Wednesday 21 August2024
Prime Minister James Marape launching the 1st inaugural NCD Youth Summit & Expo at Apec Haus. The event coincided with the World Youth Day celebrated on 12th June. Pic courtesy of United Nations PNG.
The iconic Apec Haus at Ela Beach in Port Moresby played host to over 200 youth from around the city attending the 1st ever inaugural NCD Youth Summit and Expo staged from 12-14 August, 2024.
The summit hosted by National Capital District Governor, Powes Parkop with support from varies important stakeholders including National Youth Development Authority and United Nation, coincided with World Youth Day celebrated on 12 August.

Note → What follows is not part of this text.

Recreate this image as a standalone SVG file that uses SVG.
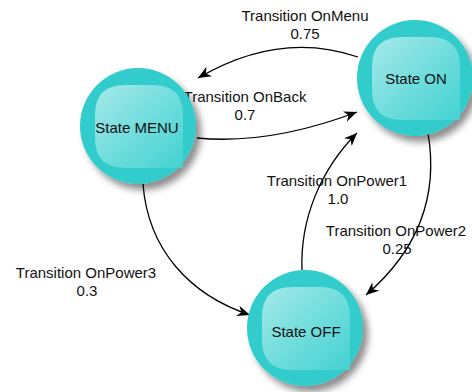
<svg xmlns="http://www.w3.org/2000/svg" width="472" height="392" viewBox="0 0 472 392">
  <defs>
    <filter id="shadow" x="-30%" y="-30%" width="160%" height="160%">
      <feGaussianBlur in="SourceAlpha" stdDeviation="3.5"/>
      <feOffset dx="5" dy="6" result="b"/>
      <feComponentTransfer><feFuncA type="linear" slope="0.45"/></feComponentTransfer>
      <feMerge><feMergeNode/><feMergeNode in="SourceGraphic"/></feMerge>
    </filter>
    <linearGradient id="gloss" x1="0" y1="0" x2="1" y2="1">
      <stop offset="0" stop-color="#a6e9e9"/>
      <stop offset="0.55" stop-color="#6ddcdc"/>
      <stop offset="1" stop-color="#45d2d2"/>
    </linearGradient>
    <marker id="arrow" viewBox="-13 -6 14 12" refX="0" refY="0" markerWidth="14" markerHeight="12" markerUnits="userSpaceOnUse" orient="auto">
      <path d="M-13,-5.5 L0,0 L-13,5.5 L-9,0 Z" fill="#000"/>
    </marker>
    <!-- state bubble: teal disc with glossy rounded square -->
    <g id="bubble">
      <circle r="58" fill="#33cccc" filter="url(#shadow)"/>
      <path d="M-13,-41 H15 Q45,-41 45,-11 V42 H-13 Q-43,42 -43,12 V-11 Q-43,-41 -13,-41 Z" fill="url(#gloss)"/>
    </g>
  </defs>
  <style>
    text { font-family: "Liberation Sans", Arial, sans-serif; font-size: 15px; fill: #111; text-anchor: middle; }
    .edge { fill: none; stroke: #000; stroke-width: 1.3; marker-end: url(#arrow); }
  </style>
  <rect width="472" height="392" fill="#fff"/>

  <g id="connectors">
    <path class="edge" d="M358,57 Q280,30 198,78"/>
    <path class="edge" d="M197,138 Q270,145 357,112"/>
    <path class="edge" d="M302,270 C300,220 320,170 357,133"/>
    <path class="edge" d="M428,133 C436,180 430,240 366,295"/>
    <path class="edge" d="M143,184 C148,250 190,295 250,315"/>
  </g>

  <g id="labels">
    <text x="305" y="21">Transition OnMenu</text>
    <text x="305" y="39">0.75</text>
    <text x="245" y="102">Transition OnBack</text>
    <text x="245" y="120">0.7</text>
    <text x="337" y="186">Transition OnPower1</text>
    <text x="338" y="204">1.0</text>
    <text x="396" y="236">Transition OnPower2</text>
    <text x="397" y="254">0.25</text>
    <text x="86" y="278">Transition OnPower3</text>
    <text x="87" y="296">0.3</text>
  </g>

  <g id="state-menu">
    <use href="#bubble" x="138" y="126"/>
    <text x="137" y="133">State MENU</text>
  </g>
  <g id="state-on">
    <use href="#bubble" x="415" y="78"/>
    <text x="416" y="84">State ON</text>
  </g>
  <g id="state-off">
    <use href="#bubble" x="305" y="328"/>
    <text x="306" y="337">State OFF</text>
  </g>
</svg>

Prime Minister James Marape was key guest speaker on the day and used the occasion to highlight some of the initiatives and policies his government have been doing to create opportunities for youth in the country since coming into office in 2019.
“It is important that we all collaborate in this important occasion, especially on an important topic which matters most for our country.
“Needless to say, youth are important and we have been doing work since, we arrived in office in 2019, much of these work are in progress as I speak.
“I want to report to the country some score cards, in the last four years, we have been able to bring back over a hundred thousand young people back into second chance learning programs.
“We have already opened up all opportunities in the education sector through the Flexible Open Distance Education (FODE) where we are focused in ensuring youth are able to get a second chance opportunity to matriculate and able to complete Grade 12,” Mr Marape said.
“We have also engaged in SME program that is out there, on the market, for anyone to participate in SME, If you sure choose to move down this path.
“All this comes from a backdrop of knowing some statistics that has been seriously compounding our nation since the 1990s,” Mr Marape said.
Mr Marape said that the education reform that was introduced into the PNG education system in 1991 created more school dropouts with no proper skills to prepare them for life.
He said these were people who left school in grade 8, grade 10, grade 12 and even for others attending higher institutions were pushed out of the formal system through that education reform.
This resulted in over nearly four million Papua New Guineans under the ages of 50 now with no meaningful engagement in society.
This has been a problem for successive governments over the years and Mr Marape acknowledged NCD Governor Powes Parkop for creating this space for young people to come together, and have a voice to discuss issues affecting the youth of this country at the national level through this summit.
He urged other governors in other provinces, the provincial governments and districts to also do the same by supporting the government to implement the national polices already in place to create more opportunities for the country’s youth.
Mr Marape said the National Youth Adolescent and Health policy, the National Education policy now in place which embraces second chance learning, National Volunteer Policy, the National SME policy, the National Sports policy and National Employment policy have been developed and are in abundance but the practical mechanism of translating this policies into engaging the masses is something that seriously needs to be attended to and addressed immediately.
“I speak as the chief custodian of our country’s policies, and I need practical implementors out there in our to societies to drive these policies at the community level and as the Prime Minister, I cannot do it alone,” Mr Marape said.
Mr Richard Howard, United Nation’s Resident Coordinator emphasized to the youth participating in the three days summit that their ideas and initiatives emerging from this summit are central to the country achieving its 4th Mid-Term Development Plan.
He encouraged them to never underestimate how important their ideas are or where they stand.
“We value the opinions of young people at the centre of all our work, and I believe the PNG government agrees with that perspective.
“This September, in New York, the UN will hold alongside the General Assembly, a meeting called; The Summit of the Future.
“Prime Minister James Marape has been invited to attend, where he will make an intervention, on recommendations of how the UN can respond better to global crisis.
“Especially on how the UN can do its job, better in the future under what we call a “Pact for the Future”.
“A key area of work within the Summit of the Future, will be to focus on the need of young people, and your meeting over the next three days will help us gather input that we can relay through the National Statement, in New York.
“What you are doing in the next few days is critically important for us all, as we move forward to support PNG as well as globally, and how the UN can support young people across the world,” Mr Howard said.
He said the youth summit will enable young people to meet and discuss both challenges and solutions.
“We all know very much, that the only people that can help solve these challenges of young people, are young themselves,” Mr Howard said.